Its first breakout came in 1989, the year that twenty-six-year-old writer/director Steven Soderbergh introduced “sex, lies and videotape,” which was scooped up by Bob and Harvey Weinstein and entered in competition at Cannes, where it won the Palme d’Or. People remembered what a zero-to-sixty festival rocket launch looked like. After a long search for a new home, the festival will relocate to Boulder, Colorado in 2027. Its 2026 edition will be the last to take place in Utah.
Quentin Tarantino’s “Reservoir Dogs,” Sally Potter’s “Orlando,” Richard Linklater’s “Slacker” and Kevin Smith’s “Clerks” are among the films that launched careers at Sundance, along with myriad talent from Tilda Swinton, Edward Burns and Ashley Judd to Kerry Washington, Sam Rockwell, and Jennifer Lawrence. And every year a selection of Sundance entries moves into Oscar contention, from features to documentaries.

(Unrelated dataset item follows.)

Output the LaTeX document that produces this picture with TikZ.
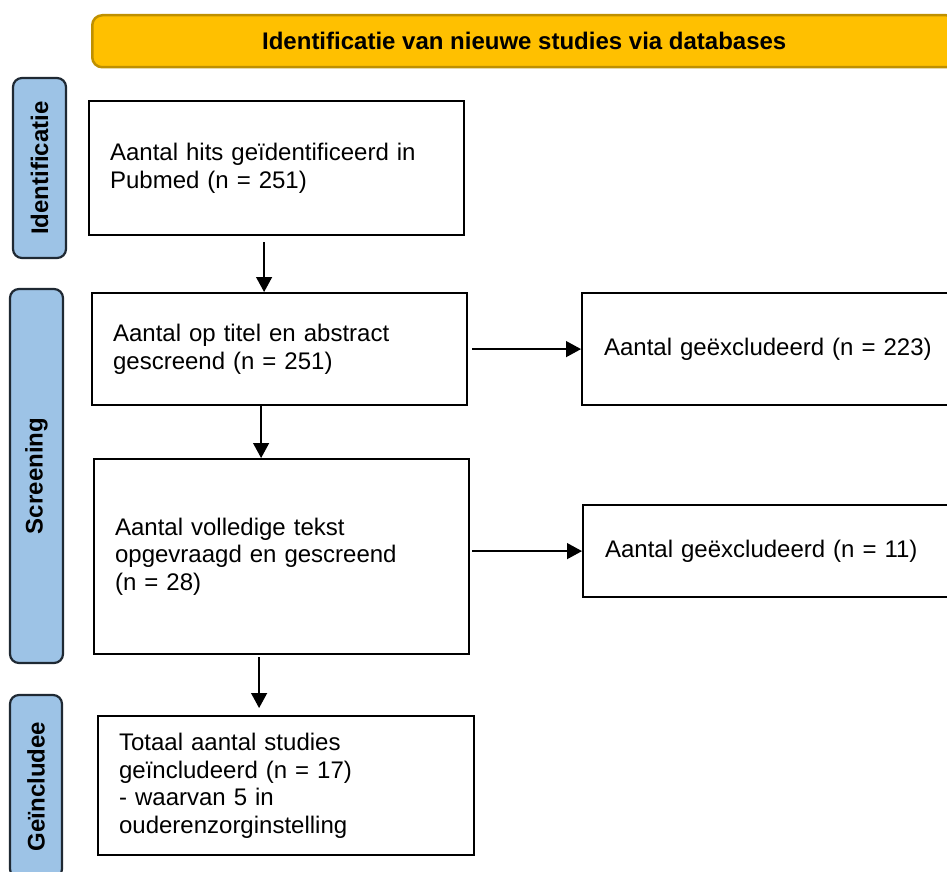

While he stopped directing, Redford kept acting through his eighties, often threatening to retire, shining in such films as the solo survival tale “All Is Lost” (winning the New York Film Critics Circle Award for Best Actor), and two films for David Lowery, “Pete’s Dragon” and con-man romance “The Old Man & The Gun,” opposite Sissy Spacek. He even worked for Marvel Studios, playing Alexander Pierce, the head of S.H.I.E.L.D. in “Captain America: The Winter Soldier” (2014) and “Avengers: Endgame” (2019).
His final on-screen credit was a cameo in the AMC series “Dark Winds,” which he also produced, playing an unnamed chess player.
Redford accepted an Academy Award for Lifetime Achievement in 2002; in 2014, Time named him the “Godfather of Indie Film” in the magazine’s “Most Influential People in the World” round-up. And In 2016, Redford accepted the Presidential Medal of Freedom.
He is survived by his wife, Sibylle Szaggars Redford, daughters Shauna Schlosser Redford and Amy Redford, and seven grandchildren.